Cameron Stole The CHOGM And The Budget Before A Crisis
By Ahilan Kadirgamar -November 24, 2013 |
This article analyses the 2014 Budget as a continuation of the open economic policies since 1977, and particularly, a reinforcement of the accelerating neoliberal policy trajectory after the war ended in 2009. It discusses policy priorities by revealing the scale of investments in urban construction and infrastructure. It critiques the lack of redistribution and increasing inequalities promoted by tax policy. It analyses the process of financialisation supported by this Budget in order to understand the dynamics that could create an economic crisis.
Bowing to Pressures
The Rajapaksa regime has mastered electoral politics. And more, the regime has been able to take the wind out of every mounting struggle. Political parties are broken and their members are bought over. Militant struggles are appeased with hand outs. Even as the regime becomes more and more authoritarian and arrogant, it has not lost sense of the pulse on the ground. It is the Budget most of all that reflects the populist grounding of this regime.

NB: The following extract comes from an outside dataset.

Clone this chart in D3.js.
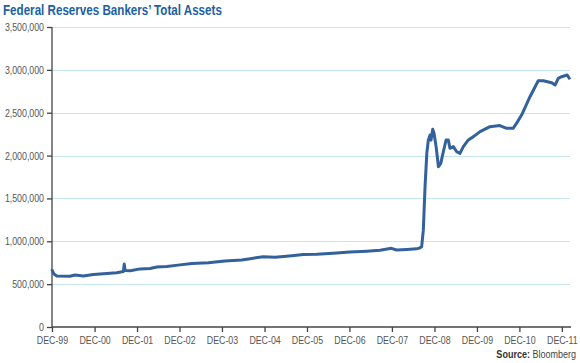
<!DOCTYPE html>
<html>
<head>
<meta charset="utf-8">
<script src="https://cdn.jsdelivr.net/npm/d3@7"></script>
<style>
    body { margin: 0; background: #fff; }
    svg text { font-family: "Liberation Sans", Arial, sans-serif; }
</style>
</head>
<body>
<svg width="580" height="363"></svg>
<script>
// weekly-ish readings of the H.4.1 total assets line (millions USD)
const dates = [
    "1999-12-29", "2000-01-17", "2000-02-10", "2000-06-02", "2000-07-16", "2000-09-26",
    "2000-12-20", "2001-04-16", "2001-07-09", "2001-09-05", "2001-09-12", "2001-09-20",
    "2001-11-03", "2002-01-27", "2002-04-22", "2002-06-19", "2002-09-12", "2002-12-18",
    "2003-04-16", "2003-09-05", "2004-01-26", "2004-06-18", "2004-09-13", "2004-12-19",
    "2005-04-01", "2005-08-22", "2005-11-29", "2006-03-25", "2006-08-14", "2007-01-04",
    "2007-05-27", "2007-09-20", "2007-12-27", "2008-02-09", "2008-05-08", "2008-07-31",
    "2008-08-22", "2008-09-12", "2008-09-26", "2008-10-11", "2008-10-26", "2008-11-08",
    "2008-11-23", "2008-12-01", "2008-12-16", "2008-12-27", "2009-01-14", "2009-02-03",
    "2009-02-23", "2009-03-17", "2009-04-10", "2009-04-29", "2009-05-13", "2009-06-11",
    "2009-07-10", "2009-08-07", "2009-09-05", "2009-10-18", "2009-12-01", "2010-01-27",
    "2010-04-22", "2010-07-16", "2010-09-12", "2010-11-07", "2010-12-06", "2011-01-19",
    "2011-04-01", "2011-06-11", "2011-07-24", "2011-10-05", "2011-11-03", "2011-11-30",
    "2011-12-29", "2012-02-15", "2012-03-09"
];
const assets = [
    672000, 618000, 596000, 592000, 607000, 594000,
    612000, 625000, 634000, 648000, 735000, 660000,
    657000, 678000, 682000, 700000, 705000, 722000,
    740000, 750000, 770000, 782000, 800000, 820000,
    815000, 832000, 845000, 848000, 860000, 875000,
    885000, 895000, 918000, 898000, 905000, 912000,
    920000, 937000, 1130000, 1640000, 2026000, 2180000,
    2240000, 2180000, 2306000, 2260000, 2104000, 1870000,
    1909000, 2045000, 2182000, 2182000, 2085000, 2104000,
    2045000, 2026000, 2104000, 2182000, 2221000, 2279000,
    2337000, 2350000, 2318000, 2318000, 2376000, 2473000,
    2687000, 2873000, 2873000, 2850000, 2823000, 2901000,
    2920000, 2940000, 2890000
];
const yTicks = [0, 500000, 1000000, 1500000, 2000000, 2500000, 3000000, 3500000];
const xTickYears = [1999, 2000, 2001, 2002, 2003, 2004, 2005, 2006, 2007, 2008, 2009, 2010, 2011];

const svg = d3.select("svg"),
    margin = {top: 27, right: 10, bottom: 36, left: 52},
    width = +svg.attr("width") - margin.left - margin.right,
    height = +svg.attr("height") - margin.top - margin.bottom;

const squeeze = 0.8; // the original uses a condensed face

const parse = d3.timeParse("%Y-%m-%d");
const data = dates.map(function (d, i) {
    return {date: parse(d), value: assets[i]};
});

const x = d3.scaleTime()
    .domain([parse("1999-12-31"), parse("2012-03-10")])
    .range([0, width]);

const y = d3.scaleLinear()
    .domain([0, 3500000])
    .range([height, 0]);

const g = svg.append("g")
    .attr("transform", "translate(" + margin.left + "," + margin.top + ")");

// grid
g.append("g")
    .selectAll("line")
    .data(yTicks.slice(1))
    .enter().append("line")
    .attr("x1", 0)
    .attr("x2", width)
    .attr("y1", function (d) { return Math.round(y(d)) + 0.5; })
    .attr("y2", function (d) { return Math.round(y(d)) + 0.5; })
    .attr("stroke", "#c6e6f0")
    .attr("stroke-width", 1);

const fmt = d3.format(",");

const yAxis = g.append("g")
    .call(d3.axisLeft(y).tickValues(yTicks).tickFormat(fmt).tickSize(5).tickPadding(3));

const xAxis = g.append("g")
    .attr("transform", "translate(0," + height + ")")
    .call(d3.axisBottom(x)
        .tickValues(xTickYears.map(function (yr) { return new Date(yr, 11, 31); }))
        .tickFormat(function (d) { return "DEC-" + d3.timeFormat("%y")(d); })
        .tickSize(5).tickPadding(4));

[yAxis, xAxis].forEach(function (a) {
    a.selectAll("path, line").attr("stroke", "#444").attr("stroke-width", 1.3);
    a.selectAll("text")
        .attr("fill", "#555")
        .style("font-size", "11px")
        .attr("transform", "scale(" + squeeze + ",1)");
});
yAxis.selectAll("text").attr("x", -8 / squeeze);
yAxis.select("path.domain").attr("d", "M0," + height + "V0");
xAxis.select("path.domain").attr("d", "M0,0H" + (width + 1));

const line = d3.line()
    .x(function (d) { return x(d.date); })
    .y(function (d) { return y(d.value); });

g.append("path")
    .datum(data)
    .attr("fill", "none")
    .attr("stroke", "#33619b")
    .attr("stroke-width", 3)
    .attr("stroke-linejoin", "round")
    .attr("d", line);

svg.append("text")
    .attr("transform", "translate(3,15) scale(0.83,1)")
    .attr("fill", "#2060a0")
    .style("font-size", "14px")
    .style("font-weight", "bold")
    .text("Federal Reserves Bankers\u2019 Total Assets");

const src = svg.append("text")
    .attr("transform", "translate(576,358) scale(0.82,1)")
    .attr("text-anchor", "end")
    .attr("fill", "#444")
    .style("font-size", "11px");
src.append("tspan").style("font-weight", "bold").attr("fill", "#333").text("Source: ");
src.append("tspan").text("Bloomberg");
</script>
</body>
</html>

Even as it has stolen the UNP’s neoliberal vision – thereby disarming the opposition of an economic critique – it has also appeased many of the trade unions and sections of the rural masses through hand outs. Indeed, the regime boasts the full spectrum of political parties under its fold from the Sinhala Buddhist Nationalist Right to the bankrupt Old Left. The regime works with the confidence that if it can buy parliamentarians for a pittance, it can buy the masses for even less. It expanded the Cabinet and provided ministries with little powers for patronage, and similarly, it has expanded the Budget with subsidies and hand-outs for the population. Just as political power has been entrenched within the authoritarian regime, wealth creation for the financial elite and the dispossession of the lower classes accelerate with the neoliberal transformation.

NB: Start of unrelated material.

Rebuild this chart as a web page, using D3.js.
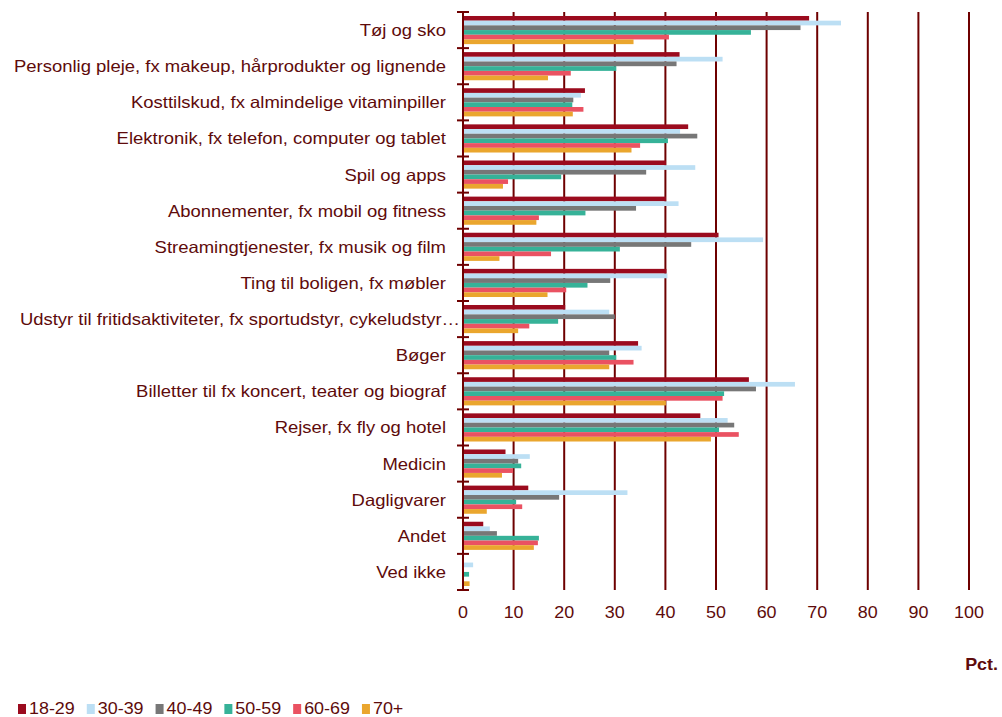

So, what is in the Budget that is attractive to the larger population? Public servants and pensioners are getting a cost of living allowance. The pension scheme for farmers, which was abandoned a few years ago, has been reinitiated, albeit with the age of qualification now at 63. University lecturers, who were credited with putting together the second longest strike in the history of the country last year, will be given a raise next year. Hostels are being built for university students and labs for secondary schools. There is going to be greater investment in healthcare, vocational training, SLTB buses and rural roads. The questionable major fertilizer subsidy will continue and even a subsidy for government field officers to purchase motorcycles.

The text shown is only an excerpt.